This map shows the spatial relationship between noise complaints categorized as ‘loud music and/or parties’ made in 2019, dominant racial group by US Census tract, and population density. Produced by Jessica Thompson and Anugra Shah as part of Borderline, a research-creation project that uses the mapping and analysis of urban sound to generate critical dialogues around inequality.

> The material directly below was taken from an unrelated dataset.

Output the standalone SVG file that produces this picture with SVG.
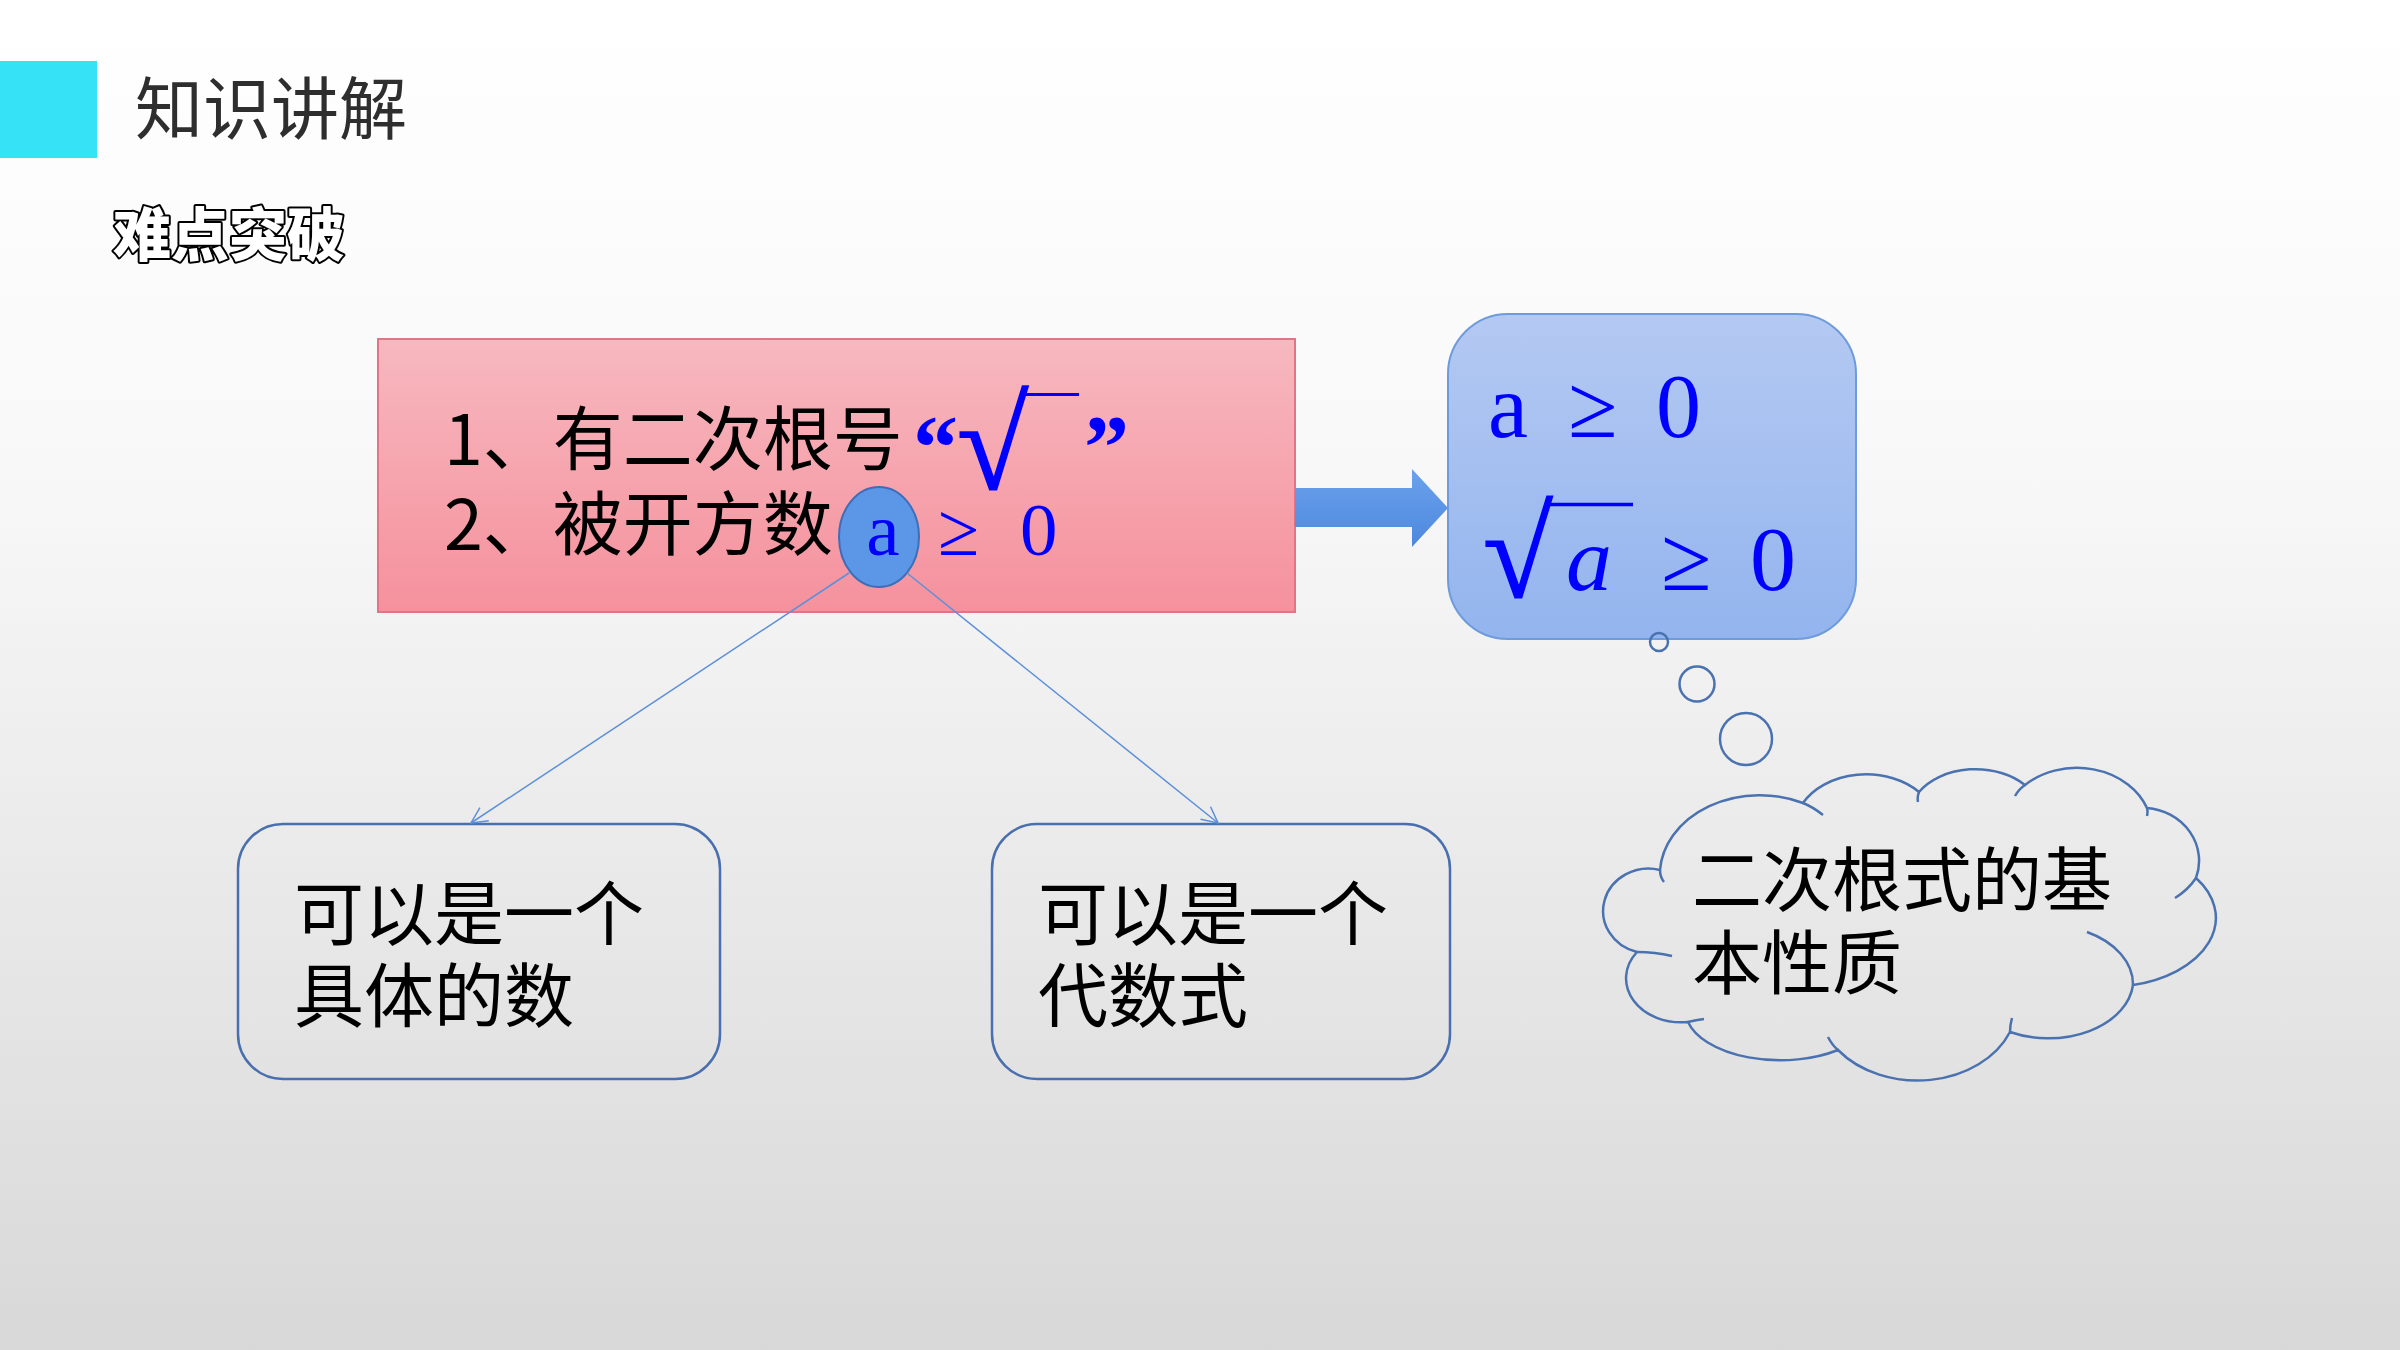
<svg xmlns="http://www.w3.org/2000/svg" width="2400" height="1350" viewBox="0 0 2400 1350">
<defs>
<linearGradient id="bg" x1="0" y1="0" x2="0" y2="1">
<stop offset="0" stop-color="#FFFFFF"/>
<stop offset="0.35" stop-color="#F8F8F8"/>
<stop offset="1" stop-color="#D8D8D8"/>
</linearGradient>
<linearGradient id="pink" x1="0" y1="0" x2="0" y2="1">
<stop offset="0" stop-color="#F7B8BF"/>
<stop offset="1" stop-color="#F5919D"/>
</linearGradient>
<linearGradient id="blue" x1="0" y1="0" x2="0" y2="1">
<stop offset="0" stop-color="#B4C9F2"/>
<stop offset="1" stop-color="#93B4EE"/>
</linearGradient>
<linearGradient id="arrowg" x1="0" y1="0" x2="0" y2="1">
<stop offset="0" stop-color="#6CA2EC"/>
<stop offset="1" stop-color="#4C88DE"/>
</linearGradient>
<marker id="open" viewBox="0 0 20 20" refX="18" refY="10" markerWidth="20" markerHeight="20" markerUnits="userSpaceOnUse" orient="auto">
<path d="M2 2 L18 10 L2 18" fill="none" stroke="#5B8FDA" stroke-width="1.5"/>
</marker>
<style>
.cjk{font-family:"Noto Sans CJK SC","Noto Sans",sans-serif;fill:#000000}
.math{font-family:"Liberation Serif","DejaVu Serif",serif;fill:#0000FF}
.rad{stroke:#0000FF;stroke-width:1.5}
.box{fill:none;stroke:#4A6FAE;stroke-width:2.5}
.cloud{fill:none;stroke:#4A72B0;stroke-width:2.5}
.conn{stroke:#5B8FDA;stroke-width:1.5;fill:none}
</style>
</defs>
<rect x="0" y="0" width="2400" height="1350" fill="url(#bg)"/>

<g id="header">
<rect x="0" y="61" width="97" height="97" fill="#36E2F5"/>
<text x="135" y="134" class="cjk" font-size="68" style="fill:#2E2E2E">知识讲解</text>
<text x="113" y="256" class="cjk" font-size="58" font-weight="900" style="fill:#FFFFFF;stroke:#000000;stroke-width:4;paint-order:stroke;stroke-linejoin:round">难点突破</text>
</g>

<g id="conditions">
<rect x="378" y="339" width="917" height="273" fill="url(#pink)" stroke="#E27585" stroke-width="2"/>
<text class="cjk" font-size="70"><tspan x="444" y="465">1、有二次根号</tspan><tspan x="444" y="550">2、被开方数</tspan></text>
<text x="913" y="478" class="math" font-size="90" font-weight="bold">“</text>
<text x="957" y="489" class="math rad" font-size="130">√</text>
<line x1="1022" y1="394.5" x2="1079" y2="394.5" stroke="#0000FF" stroke-width="3"/>
<text x="1084" y="478" class="math" font-size="90" font-weight="bold">”</text>
<ellipse cx="879" cy="537" rx="40" ry="50" fill="#5C96E6" stroke="#3E6EB8" stroke-width="2"/>
<text x="883" y="555" class="math" font-size="75" text-anchor="middle">a</text>
<text x="938" y="555" class="math" font-size="75">≥</text>
<text x="1020" y="555" class="math" font-size="75">0</text>
</g>

<g id="arrow">
<path d="M1295 488 L1412 488 L1412 469 L1448 508 L1412 547 L1412 527 L1295 527 Z" fill="url(#arrowg)"/>
</g>

<g id="properties">
<rect x="1448" y="314" width="408" height="325" rx="60" ry="60" fill="url(#blue)" stroke="#6D9BDB" stroke-width="2"/>
<text x="1488" y="437" class="math" font-size="90">a</text>
<text x="1568" y="437" class="math" font-size="90">≥</text>
<text x="1656" y="437" class="math" font-size="90">0</text>
<text x="1483" y="597" class="math rad" font-size="127">√</text>
<line x1="1548" y1="504.5" x2="1633" y2="504.5" stroke="#0000FF" stroke-width="3.5"/>
<text x="1566" y="590" class="math" font-size="92" font-style="italic">a</text>
<text x="1661" y="590" class="math" font-size="92">≥</text>
<text x="1750" y="590" class="math" font-size="92">0</text>
</g>

<g id="bubbles">
<circle cx="1659" cy="642" r="9" class="cloud"/>
<circle cx="1697" cy="684" r="17.5" class="cloud"/>
<circle cx="1746" cy="739" r="26" class="cloud"/>
</g>

<g id="thought">
<path class="cloud" d="M1660 870 A100 80 0 0 1 1803 803 A71 53 0 0 1 1919 792 A66 47 0 0 1 2025 785 A75 62 0 0 1 2147 808 A57 53 0 0 1 2196 878 A108 69 0 0 1 2133 985 A85 59 0 0 1 2010 1032 A100 78 0 0 1 1838 1050 A95 50 0 0 1 1688 1022 A55 44 0 0 1 1637 952 A45 42 0 0 1 1660 870 Z"/>
<path class="cloud" d="M1660 870 Q1660 877 1664 882 M1803 803 Q1813 807 1823 815 M1919 792 Q1917 797 1918 802 M2025 785 Q2019 789 2015 796 M2147 808 Q2148 812 2147 816 M2196 878 Q2188 890 2175 898 M2133 985 A85 59 0 0 0 2087 932 M2010 1032 Q2010 1025 2012 1018 M1838 1050 Q1832 1045 1828 1037 M1688 1022 Q1696 1020 1704 1019 M1637 952 Q1655 952 1672 956"/>
<text class="cjk" font-size="70"><tspan x="1692" y="906">二次根式的基</tspan><tspan x="1692" y="989">本性质</tspan></text>
</g>

<g id="number">
<rect x="238" y="824" width="482" height="255" rx="45" ry="45" class="box"/>
<text class="cjk" font-size="70"><tspan x="294" y="940">可以是一个</tspan><tspan x="294" y="1022">具体的数</tspan></text>
</g>

<g id="expression">
<rect x="992" y="824" width="458" height="255" rx="45" ry="45" class="box"/>
<text class="cjk" font-size="70"><tspan x="1038" y="940">可以是一个</tspan><tspan x="1038" y="1022">代数式</tspan></text>
</g>

<g id="connectors">
<line x1="849" y1="573" x2="471" y2="823" class="conn" marker-end="url(#open)"/>
<line x1="907" y1="573" x2="1218" y2="823" class="conn" marker-end="url(#open)"/>
</g>
</svg>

This map covers the traditional territories of the Wappinger, Munsee Lenape, Canarsie, Lekawe and Matinecock peoples, and was produced at the University of Waterloo which is situated on the Haldimand Tract, the land promised to the Six Nations that includes ten kilometres on each side of the Grand River. As a team of researchers led by a Black Canadian, we acknowledge our participation in colonization and recognize our responsibility to engage in reconciliation as outlined by the Truth and Reconciliation Commission of Canada’s 94 Calls to Action. To learn more, visit native-land.ca.  As we engage in critical map making, we acknowledge the colonized and racialized history of mapping including how maps have been used to dominate Indigenous people and places while reproducing the power of the Europeans and the differences between them and the various peoples they subordinated. We also acknowledge that this statement is only a small step in the process of decolonization, and we understand that reconciliation requires systemic change.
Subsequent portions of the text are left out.